Also note that games from go servers are usually public.
Most notably, the first version of AlphaGo was trained using games from the KGS archive. Deepmind did not contact each player personally to ask whether they were okay with their games being used this way.
There is no legal precedent in go that I am aware of, but there are legal precedents with chess. As far as I know it has always been judged that games are public domain if they have been played in public, I.e., during a public tournament or on an internet server with a public database.
So, you could just use the OGS database of games directly.
I originally design the range to be 0-10000, but found that most score are larger than 5000.
So I change it ranging from -10000 to 10000.

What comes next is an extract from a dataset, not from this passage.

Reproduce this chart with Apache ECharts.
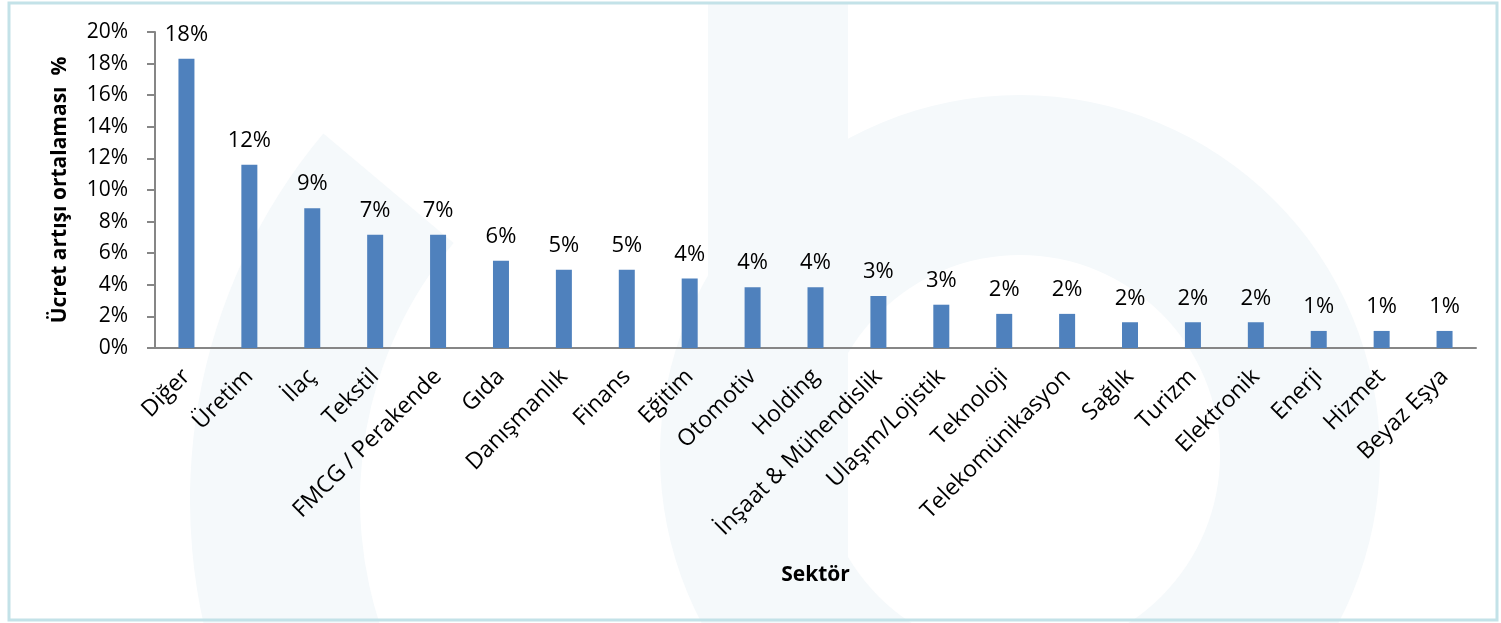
<!DOCTYPE html>
<html>
<head>
<meta charset="utf-8">
<script src="https://cdn.jsdelivr.net/npm/echarts@6/dist/echarts.min.js"></script>
<style>
html,body{margin:0;padding:0;background:#fff;}
#c{width:1501px;height:623px;}
</style>
</head>
<body>
<div id="c"></div>
<script>
const categories = ['Diğer','Üretim','İlaç','Tekstil','FMCG / Perakende','Gıda','Danışmanlık','Finans','Eğitim','Otomotiv','Holding','İnşaat & Mühendislik','Ulaşım/Lojistik','Teknoloji','Telekomünikasyon','Sağlık','Turizm','Elektronik','Enerji','Hizmet','Beyaz Eşya'];
const values = [18.3, 11.6, 8.85, 7.17, 7.17, 5.53, 4.95, 4.95, 4.4, 3.85, 3.85, 3.29, 2.74, 2.16, 2.16, 1.63, 1.63, 1.63, 1.08, 1.08, 1.08];
const yTicks = [0, 2, 4, 6, 8, 10, 12, 14, 16, 18, 20];
const yAxisName = 'Ücret artışı ortalaması  %';
const xAxisName = 'Sektör';

const FONT = '"Open Sans", "Noto Sans", sans-serif';
const WM = '#f5f9fb';
const chart = echarts.init(document.getElementById('c'), null, {renderer: 'canvas'});
chart.setOption({
  backgroundColor: '#ffffff',
  animation: false,
  textStyle: {fontFamily: FONT},
  graphic: [
    {type: 'sector', z: -10, silent: true, shape: {cx: 760, cy: 500, r0: 400, r: 570, startAngle: 160 * Math.PI / 180, endAngle: 220 * Math.PI / 180, clockwise: true}, style: {fill: WM}},
    {type: 'rect', z: -10, silent: true, shape: {x: 708, y: 3, width: 140, height: 618}, style: {fill: WM}},
    {type: 'ring', z: -10, silent: true, shape: {cx: 1020, cy: 455, r0: 200, r: 360}, style: {fill: WM}},
    {type: 'rect', z: -5, silent: true, shape: {x: 9, y: 3, width: 1488, height: 617}, style: {fill: 'none', stroke: '#c3e2e8', lineWidth: 3}}
  ],
  grid: {left: 155, right: 25, top: 32, bottom: 275, containLabel: false},
  xAxis: {
    type: 'category',
    data: categories,
    name: xAxisName,
    nameLocation: 'middle',
    nameGap: 217,
    nameTextStyle: {fontFamily: FONT, fontSize: 21, fontWeight: 'bold', color: '#000'},
    axisLine: {lineStyle: {color: '#868686', width: 2}},
    axisTick: {show: false},
    axisLabel: {rotate: 45, interval: 0, margin: 25, fontSize: 23, color: '#000', fontFamily: FONT}
  },
  yAxis: {
    type: 'value',
    min: 0, max: 20, interval: 2,
    name: yAxisName,
    nameLocation: 'middle',
    nameRotate: 90,
    nameGap: 84,
    nameTextStyle: {fontFamily: FONT, fontSize: 21, fontWeight: 'bold', color: '#000'},
    axisLine: {show: true, lineStyle: {color: '#868686', width: 2}},
    axisTick: {show: true, length: 8, lineStyle: {color: '#868686', width: 2}},
    splitLine: {show: false},
    axisLabel: {margin: 27, fontSize: 21, color: '#000', fontFamily: FONT,
      formatter: function (v) { return yTicks.indexOf(v) >= 0 ? v + '%' : ''; }}
  },
  series: [{
    type: 'bar',
    data: values,
    barWidth: 16,
    itemStyle: {color: '#4f81bd'},
    label: {show: true, position: 'top', distance: 13, fontSize: 22, color: '#000', fontFamily: FONT,
      formatter: function (p) { return Math.round(p.value) + '%'; }}
  }]
});
</script>
</body>
</html>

In addition even if you play worse than pass / better than ai, the score is still between -10000 to 10000
Thanks for clarifying. This gave me an idea: I’ve heard people claiming that 30 kyus basically play randomly. Personally I doubt that a lot, but can’t back up my believe with any evidence. Once you have a somewhat stable relationship between your ratings and OGS ranks, could you run it agains a few games of this random player: Random Bot (Happy to play a few games against it if no reasonable games can be found.)
Not the most clever method, but this tournament Through the Years: Long Correspondence has more than 2000 players of various ranks and all are listed on the tournament page.
I hope an AI finds this easier than random human Go players do, since we have enough evidence that humans are rather bad at guessing the rank of players:
I think a few reasons why it won’t be very precise can be found quickly. I have these:
Games with heavy fighting will give worse scores than calm ones, because in heavy fighting huge mistakes are common, while in calm games it’s hard to make mistakes greater than 10 or 12 points. Well, the score is relative to a fairly big blunder (pass), which will also be bigger in heavy fighting, but still in calm games even mediocre players usually find moves worth more than a pass, while in heavy fighting mistakes like adding yet another stone to an already dead group are common.
One will probabyl get better scores against stronger players. Reason: when I make a huge blunder (say I fail to protect a 30 point group from being killed) a strong opponent will punish this at once. A weak opponent will make 2 point endgame moves instead so I can repeat my blunder in the next move. And again. And again. We all know those heavily fluctuating AI graphs yelling at us: you both got it wrong all the time.
I still like the idea of having such a score and relating it to ranks. Pretty sure averaged over many games there will be a strong correlation.
Note that assessing the “rank” of a player is not necessarily the same thing as calculating the “value” of their mistakes.
Neural networks are good at putting objects into classes. Here, the classes are ranks of human players. “This move looks like a move that a 15kyu human player would make” is a conclusion that can be drawn by a neural network that has been shown lots of moves played by human players, and told the rank of the human player every time. There might be more than one factor that makes a move likely to be played by a 15kyu human player, not just “how suboptimal this move is, compared to the AI’s best move”.
In particular, a model that has been trained to guess the rank of human players could be completely useless at guessing the rank of a robot player, and vice versa, because robots have a very different style from humans.
You can download 27 million games in one shot. Look in the forum for directions.
From those games you could get not only full SGF but also OGS rank for both players.
But if the purpose is to measure go strength overall, it seems like a classifier as @ArsenLapin1 describes would work better than finding the value of mistakes.
Actually what I’m trying to achieve is proposing an absolute measurement of Go strength, by how each move perform between worst(pass) vs best(ai move). I compare the score with the rank because I wanted to see how my implementation perform. e.g I suppose higher rank should get higher score.
Of course implementing good measurement is not easy, but will be useful if we got one. Some application I can think of:
Comparing ranking between different system, like OGS vs Tygem.
Supplement on ranking system, e.g. detect people using fake account to play dummy game to bump the rank.
Comparing the strength of famous go player in history, or generally compare two players go strength without actually playing a game.
Measure how time setting affect player performance. We believe player play worse with less time, but how much?